:: REQUIREMENTS ::
Exact reproduction of the data is required, with images excluded.
▼
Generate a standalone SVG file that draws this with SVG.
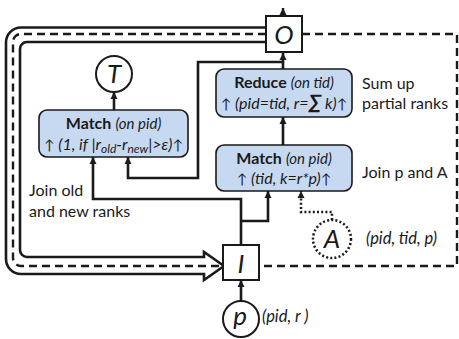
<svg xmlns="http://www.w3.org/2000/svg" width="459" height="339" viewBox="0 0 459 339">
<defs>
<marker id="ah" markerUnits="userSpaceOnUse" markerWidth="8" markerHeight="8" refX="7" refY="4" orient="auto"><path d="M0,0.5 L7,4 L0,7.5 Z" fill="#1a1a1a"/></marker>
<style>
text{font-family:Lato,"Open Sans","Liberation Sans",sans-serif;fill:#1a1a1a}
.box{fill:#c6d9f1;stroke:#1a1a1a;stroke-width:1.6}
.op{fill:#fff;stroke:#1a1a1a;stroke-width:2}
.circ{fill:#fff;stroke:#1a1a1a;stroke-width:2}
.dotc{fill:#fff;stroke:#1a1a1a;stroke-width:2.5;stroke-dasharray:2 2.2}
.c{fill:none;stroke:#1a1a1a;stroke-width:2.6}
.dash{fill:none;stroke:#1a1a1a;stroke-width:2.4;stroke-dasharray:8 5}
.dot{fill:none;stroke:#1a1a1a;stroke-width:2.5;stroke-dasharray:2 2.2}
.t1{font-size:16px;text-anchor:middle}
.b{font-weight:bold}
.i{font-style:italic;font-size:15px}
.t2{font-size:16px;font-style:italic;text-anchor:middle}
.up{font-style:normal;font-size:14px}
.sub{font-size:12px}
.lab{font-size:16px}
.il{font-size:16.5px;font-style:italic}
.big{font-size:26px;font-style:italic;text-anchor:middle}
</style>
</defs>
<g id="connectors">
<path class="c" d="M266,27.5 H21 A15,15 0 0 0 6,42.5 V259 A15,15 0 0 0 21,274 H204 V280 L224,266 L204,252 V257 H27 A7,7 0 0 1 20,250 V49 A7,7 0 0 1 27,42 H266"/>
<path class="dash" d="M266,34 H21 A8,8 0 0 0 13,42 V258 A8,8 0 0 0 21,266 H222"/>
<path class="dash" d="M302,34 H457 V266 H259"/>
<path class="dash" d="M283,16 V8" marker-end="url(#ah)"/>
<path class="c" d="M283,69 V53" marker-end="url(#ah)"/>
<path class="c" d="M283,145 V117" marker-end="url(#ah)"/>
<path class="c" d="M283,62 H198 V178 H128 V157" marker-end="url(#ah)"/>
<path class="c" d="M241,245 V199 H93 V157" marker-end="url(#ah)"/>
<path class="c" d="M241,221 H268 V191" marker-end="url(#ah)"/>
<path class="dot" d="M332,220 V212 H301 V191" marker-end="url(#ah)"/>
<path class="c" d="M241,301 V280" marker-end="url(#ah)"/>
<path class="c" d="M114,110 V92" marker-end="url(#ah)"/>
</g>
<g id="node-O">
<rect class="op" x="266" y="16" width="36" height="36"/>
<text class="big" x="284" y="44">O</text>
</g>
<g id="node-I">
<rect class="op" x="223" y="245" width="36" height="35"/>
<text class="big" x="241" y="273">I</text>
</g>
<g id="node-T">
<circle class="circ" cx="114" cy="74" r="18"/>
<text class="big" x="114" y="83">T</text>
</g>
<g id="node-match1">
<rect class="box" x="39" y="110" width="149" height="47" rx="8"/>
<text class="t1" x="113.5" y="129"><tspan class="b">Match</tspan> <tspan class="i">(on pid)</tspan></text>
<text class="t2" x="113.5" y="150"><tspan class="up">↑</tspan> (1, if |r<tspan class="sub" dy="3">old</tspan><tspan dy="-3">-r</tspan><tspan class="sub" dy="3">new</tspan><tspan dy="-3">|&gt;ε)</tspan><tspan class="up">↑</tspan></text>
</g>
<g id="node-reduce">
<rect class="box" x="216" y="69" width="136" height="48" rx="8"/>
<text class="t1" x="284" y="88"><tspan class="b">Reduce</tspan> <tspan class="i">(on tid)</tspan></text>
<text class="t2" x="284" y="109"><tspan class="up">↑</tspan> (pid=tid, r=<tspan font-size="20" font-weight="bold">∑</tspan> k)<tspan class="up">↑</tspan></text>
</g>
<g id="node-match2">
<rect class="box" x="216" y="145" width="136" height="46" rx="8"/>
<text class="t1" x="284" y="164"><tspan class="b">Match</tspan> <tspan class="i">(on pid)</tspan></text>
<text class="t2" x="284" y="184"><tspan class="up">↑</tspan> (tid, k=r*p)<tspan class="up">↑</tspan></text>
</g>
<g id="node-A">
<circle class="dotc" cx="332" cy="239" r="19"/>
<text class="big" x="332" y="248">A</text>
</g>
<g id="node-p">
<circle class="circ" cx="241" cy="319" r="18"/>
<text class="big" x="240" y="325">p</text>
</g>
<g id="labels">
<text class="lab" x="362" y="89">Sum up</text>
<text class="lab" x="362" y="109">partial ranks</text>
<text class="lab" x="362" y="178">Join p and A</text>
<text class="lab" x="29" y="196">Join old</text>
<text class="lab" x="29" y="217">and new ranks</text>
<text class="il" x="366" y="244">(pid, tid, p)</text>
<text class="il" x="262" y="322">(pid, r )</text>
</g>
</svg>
▲
:: OUTPUT OF THE EXERCISE ::
Generate a standalone SVG file that draws this with SVG.
<svg xmlns="http://www.w3.org/2000/svg" width="459" height="339" viewBox="0 0 459 339">
<defs>
<marker id="ah" markerUnits="userSpaceOnUse" markerWidth="8" markerHeight="8" refX="7" refY="4" orient="auto"><path d="M0,0.5 L7,4 L0,7.5 Z" fill="#1a1a1a"/></marker>
<style>
text{font-family:Lato,"Open Sans","Liberation Sans",sans-serif;fill:#1a1a1a}
.box{fill:#c6d9f1;stroke:#1a1a1a;stroke-width:1.6}
.op{fill:#fff;stroke:#1a1a1a;stroke-width:2}
.circ{fill:#fff;stroke:#1a1a1a;stroke-width:2}
.dotc{fill:#fff;stroke:#1a1a1a;stroke-width:2.5;stroke-dasharray:2 2.2}
.c{fill:none;stroke:#1a1a1a;stroke-width:2.6}
.dash{fill:none;stroke:#1a1a1a;stroke-width:2.4;stroke-dasharray:8 5}
.dot{fill:none;stroke:#1a1a1a;stroke-width:2.5;stroke-dasharray:2 2.2}
.t1{font-size:16px;text-anchor:middle}
.b{font-weight:bold}
.i{font-style:italic;font-size:15px}
.t2{font-size:16px;font-style:italic;text-anchor:middle}
.up{font-style:normal;font-size:14px}
.sub{font-size:12px}
.lab{font-size:16px}
.il{font-size:16.5px;font-style:italic}
.big{font-size:26px;font-style:italic;text-anchor:middle}
</style>
</defs>
<g id="connectors">
<path class="c" d="M266,27.5 H21 A15,15 0 0 0 6,42.5 V259 A15,15 0 0 0 21,274 H204 V280 L224,266 L204,252 V257 H27 A7,7 0 0 1 20,250 V49 A7,7 0 0 1 27,42 H266"/>
<path class="dash" d="M266,34 H21 A8,8 0 0 0 13,42 V258 A8,8 0 0 0 21,266 H222"/>
<path class="dash" d="M302,34 H457 V266 H259"/>
<path class="dash" d="M283,16 V8" marker-end="url(#ah)"/>
<path class="c" d="M283,69 V53" marker-end="url(#ah)"/>
<path class="c" d="M283,145 V117" marker-end="url(#ah)"/>
<path class="c" d="M283,62 H198 V178 H128 V157" marker-end="url(#ah)"/>
<path class="c" d="M241,245 V199 H93 V157" marker-end="url(#ah)"/>
<path class="c" d="M241,221 H268 V191" marker-end="url(#ah)"/>
<path class="dot" d="M332,220 V212 H301 V191" marker-end="url(#ah)"/>
<path class="c" d="M241,301 V280" marker-end="url(#ah)"/>
<path class="c" d="M114,110 V92" marker-end="url(#ah)"/>
</g>
<g id="node-O">
<rect class="op" x="266" y="16" width="36" height="36"/>
<text class="big" x="284" y="44">O</text>
</g>
<g id="node-I">
<rect class="op" x="223" y="245" width="36" height="35"/>
<text class="big" x="241" y="273">I</text>
</g>
<g id="node-T">
<circle class="circ" cx="114" cy="74" r="18"/>
<text class="big" x="114" y="83">T</text>
</g>
<g id="node-match1">
<rect class="box" x="39" y="110" width="149" height="47" rx="8"/>
<text class="t1" x="113.5" y="129"><tspan class="b">Match</tspan> <tspan class="i">(on pid)</tspan></text>
<text class="t2" x="113.5" y="150"><tspan class="up">↑</tspan> (1, if |r<tspan class="sub" dy="3">old</tspan><tspan dy="-3">-r</tspan><tspan class="sub" dy="3">new</tspan><tspan dy="-3">|&gt;ε)</tspan><tspan class="up">↑</tspan></text>
</g>
<g id="node-reduce">
<rect class="box" x="216" y="69" width="136" height="48" rx="8"/>
<text class="t1" x="284" y="88"><tspan class="b">Reduce</tspan> <tspan class="i">(on tid)</tspan></text>
<text class="t2" x="284" y="109"><tspan class="up">↑</tspan> (pid=tid, r=<tspan font-size="20" font-weight="bold">∑</tspan> k)<tspan class="up">↑</tspan></text>
</g>
<g id="node-match2">
<rect class="box" x="216" y="145" width="136" height="46" rx="8"/>
<text class="t1" x="284" y="164"><tspan class="b">Match</tspan> <tspan class="i">(on pid)</tspan></text>
<text class="t2" x="284" y="184"><tspan class="up">↑</tspan> (tid, k=r*p)<tspan class="up">↑</tspan></text>
</g>
<g id="node-A">
<circle class="dotc" cx="332" cy="239" r="19"/>
<text class="big" x="332" y="248">A</text>
</g>
<g id="node-p">
<circle class="circ" cx="241" cy="319" r="18"/>
<text class="big" x="240" y="325">p</text>
</g>
<g id="labels">
<text class="lab" x="362" y="89">Sum up</text>
<text class="lab" x="362" y="109">partial ranks</text>
<text class="lab" x="362" y="178">Join p and A</text>
<text class="lab" x="29" y="196">Join old</text>
<text class="lab" x="29" y="217">and new ranks</text>
<text class="il" x="366" y="244">(pid, tid, p)</text>
<text class="il" x="262" y="322">(pid, r )</text>
</g>
</svg>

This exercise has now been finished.